# Directive
Repeat the full listing below verbatim and keep the images out.

# Collected data
_ _ _

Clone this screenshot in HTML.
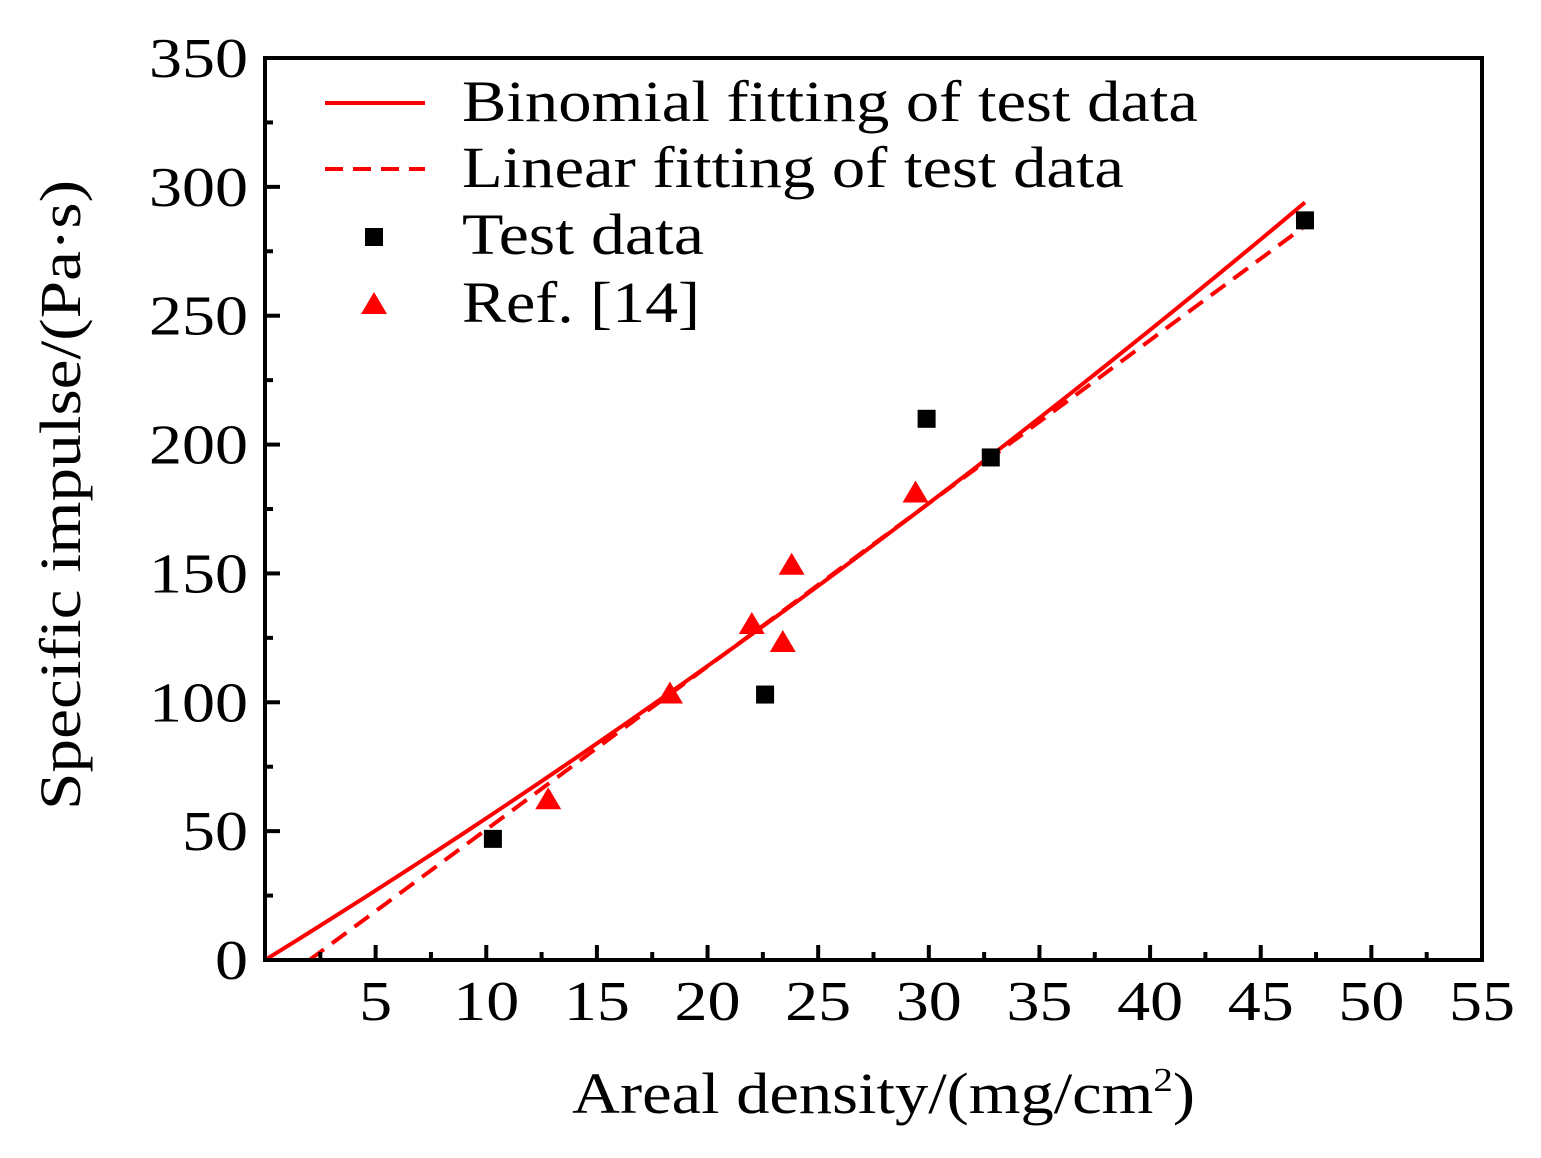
<!DOCTYPE html>
<html><head><meta charset="utf-8"><style>
body{margin:0;background:#fff}
text{font-family:"Liberation Serif",serif;fill:#000}
</style></head><body>
<svg id="chart" width="1541" height="1153" viewBox="0 0 1541 1153" xmlns="http://www.w3.org/2000/svg">
<g id="marks"></g>
<rect x="265" y="58" width="1217" height="902" fill="none" stroke="#000" stroke-width="4"/>
<g id="axes"></g>
<text x="572" y="1113" font-size="58" textLength="623" lengthAdjust="spacingAndGlyphs">Areal density/(mg/cm<tspan font-size="34" dy="-22">2</tspan><tspan dy="22">)</tspan></text>
<text transform="translate(80,810) rotate(-90)" font-size="58" textLength="630" lengthAdjust="spacingAndGlyphs">Specific impulse/(Pa·s)</text>
<g>
<line x1="325" y1="103" x2="425" y2="103" stroke="#f00" stroke-width="4"/>
<text x="462" y="121" font-size="58" textLength="736" lengthAdjust="spacingAndGlyphs">Binomial fitting of test data</text>
<line x1="325" y1="169" x2="425" y2="169" stroke="#f00" stroke-width="4" stroke-dasharray="18,10"/>
<text x="462" y="187" font-size="58" textLength="662" lengthAdjust="spacingAndGlyphs">Linear fitting of test data</text>
<rect x="365" y="228" width="18" height="18" fill="#000"/>
<text x="462" y="254" font-size="58" textLength="242" lengthAdjust="spacingAndGlyphs">Test data</text>
<polygon points="374,292 387,314 361,314" fill="#f00"/>
<text x="462" y="322" font-size="58" textLength="238" lengthAdjust="spacingAndGlyphs">Ref. [14]</text>
</g>
</svg>
<script>
const xTicks=[5,10,15,20,25,30,35,40,45,50,55];
const yTicks=[0,50,100,150,200,250,300,350];
const testX=[10.3,22.6,29.9,32.8,47];
const testY=[47,103,210,195,287];
const refX=[12.8,18.3,22,23.4,23.8,29.4];
const refY=[62,103,130,123,153,181];
const binomA=5.296, binomB=0.0204;
const linSlope=6.33, linIntercept=-12.7;
const fitRange=[0,47];
const X=v=>265+v*(1217/55), Y=v=>960-v*(902/350);
const ns="http://www.w3.org/2000/svg";
const ax=document.getElementById('axes'), mk=document.getElementById('marks');
function el(t,a,p){const e=document.createElementNS(ns,t);for(const k in a)e.setAttribute(k,a[k]);p.appendChild(e);return e;}
for(let v=2.5;v<55;v+=2.5){const major=v%5===0;const t=el('line',{x1:X(v),x2:X(v),y1:960,y2:960-(major?15:8),stroke:'#000','stroke-width':4},ax);

}
xTicks.forEach(v=>{const s=String(v);const w=s.length*33;const t=el('text',{x:X(v)-w/2,y:1020,'font-size':56,textLength:w,lengthAdjust:'spacingAndGlyphs'},ax);t.textContent=s;

});
for(let v=25;v<350;v+=25){const major=v%50===0;const t=el('line',{x1:265,x2:265+(major?15:8),y1:Y(v),y2:Y(v),stroke:'#000','stroke-width':4},ax);

}
yTicks.forEach(v=>{const s=String(v);const w=s.length*33;const t=el('text',{x:248-w,y:Y(v)+19,'font-size':56,textLength:w,lengthAdjust:'spacingAndGlyphs'},ax);t.textContent=s;

});
let pts=[];for(let x=fitRange[0];x<=fitRange[1]+0.001;x+=0.5)pts.push(X(x)+','+Y(binomA*x+binomB*x*x));
const b=el('polyline',{points:pts.join(' '),fill:'none',stroke:'#f00','stroke-width':4},mk);


const x0=-linIntercept/linSlope;
const l=el('line',{x1:X(x0),y1:Y(0),x2:X(fitRange[1]),y2:Y(linSlope*fitRange[1]+linIntercept),stroke:'#f00','stroke-width':4,'stroke-dasharray':'18,10'},mk);


testX.forEach((x,i)=>{const r=el('rect',{x:X(x)-9,y:Y(testY[i])-9,width:18,height:18,fill:'#000'},mk);

});
refX.forEach((x,i)=>{const cx=X(x),cy=Y(refY[i]);const p=el('polygon',{points:`${cx},${cy-13} ${cx+13},${cy+9} ${cx-13},${cy+9}`,fill:'#f00'},mk);

});
</script>
</body></html>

_ _ _

# Correct output
Clone this screenshot in HTML.
<!DOCTYPE html>
<html><head><meta charset="utf-8"><style>
body{margin:0;background:#fff}
text{font-family:"Liberation Serif",serif;fill:#000}
</style></head><body>
<svg id="chart" width="1541" height="1153" viewBox="0 0 1541 1153" xmlns="http://www.w3.org/2000/svg">
<g id="marks"></g>
<rect x="265" y="58" width="1217" height="902" fill="none" stroke="#000" stroke-width="4"/>
<g id="axes"></g>
<text x="572" y="1113" font-size="58" textLength="623" lengthAdjust="spacingAndGlyphs">Areal density/(mg/cm<tspan font-size="34" dy="-22">2</tspan><tspan dy="22">)</tspan></text>
<text transform="translate(80,810) rotate(-90)" font-size="58" textLength="630" lengthAdjust="spacingAndGlyphs">Specific impulse/(Pa·s)</text>
<g>
<line x1="325" y1="103" x2="425" y2="103" stroke="#f00" stroke-width="4"/>
<text x="462" y="121" font-size="58" textLength="736" lengthAdjust="spacingAndGlyphs">Binomial fitting of test data</text>
<line x1="325" y1="169" x2="425" y2="169" stroke="#f00" stroke-width="4" stroke-dasharray="18,10"/>
<text x="462" y="187" font-size="58" textLength="662" lengthAdjust="spacingAndGlyphs">Linear fitting of test data</text>
<rect x="365" y="228" width="18" height="18" fill="#000"/>
<text x="462" y="254" font-size="58" textLength="242" lengthAdjust="spacingAndGlyphs">Test data</text>
<polygon points="374,292 387,314 361,314" fill="#f00"/>
<text x="462" y="322" font-size="58" textLength="238" lengthAdjust="spacingAndGlyphs">Ref. [14]</text>
</g>
</svg>
<script>
const xTicks=[5,10,15,20,25,30,35,40,45,50,55];
const yTicks=[0,50,100,150,200,250,300,350];
const testX=[10.3,22.6,29.9,32.8,47];
const testY=[47,103,210,195,287];
const refX=[12.8,18.3,22,23.4,23.8,29.4];
const refY=[62,103,130,123,153,181];
const binomA=5.296, binomB=0.0204;
const linSlope=6.33, linIntercept=-12.7;
const fitRange=[0,47];
const X=v=>265+v*(1217/55), Y=v=>960-v*(902/350);
const ns="http://www.w3.org/2000/svg";
const ax=document.getElementById('axes'), mk=document.getElementById('marks');
function el(t,a,p){const e=document.createElementNS(ns,t);for(const k in a)e.setAttribute(k,a[k]);p.appendChild(e);return e;}
for(let v=2.5;v<55;v+=2.5){const major=v%5===0;const t=el('line',{x1:X(v),x2:X(v),y1:960,y2:960-(major?15:8),stroke:'#000','stroke-width':4},ax);

}
xTicks.forEach(v=>{const s=String(v);const w=s.length*33;const t=el('text',{x:X(v)-w/2,y:1020,'font-size':56,textLength:w,lengthAdjust:'spacingAndGlyphs'},ax);t.textContent=s;

});
for(let v=25;v<350;v+=25){const major=v%50===0;const t=el('line',{x1:265,x2:265+(major?15:8),y1:Y(v),y2:Y(v),stroke:'#000','stroke-width':4},ax);

}
yTicks.forEach(v=>{const s=String(v);const w=s.length*33;const t=el('text',{x:248-w,y:Y(v)+19,'font-size':56,textLength:w,lengthAdjust:'spacingAndGlyphs'},ax);t.textContent=s;

});
let pts=[];for(let x=fitRange[0];x<=fitRange[1]+0.001;x+=0.5)pts.push(X(x)+','+Y(binomA*x+binomB*x*x));
const b=el('polyline',{points:pts.join(' '),fill:'none',stroke:'#f00','stroke-width':4},mk);


const x0=-linIntercept/linSlope;
const l=el('line',{x1:X(x0),y1:Y(0),x2:X(fitRange[1]),y2:Y(linSlope*fitRange[1]+linIntercept),stroke:'#f00','stroke-width':4,'stroke-dasharray':'18,10'},mk);


testX.forEach((x,i)=>{const r=el('rect',{x:X(x)-9,y:Y(testY[i])-9,width:18,height:18,fill:'#000'},mk);

});
refX.forEach((x,i)=>{const cx=X(x),cy=Y(refY[i]);const p=el('polygon',{points:`${cx},${cy-13} ${cx+13},${cy+9} ${cx-13},${cy+9}`,fill:'#f00'},mk);

});
</script>
</body></html>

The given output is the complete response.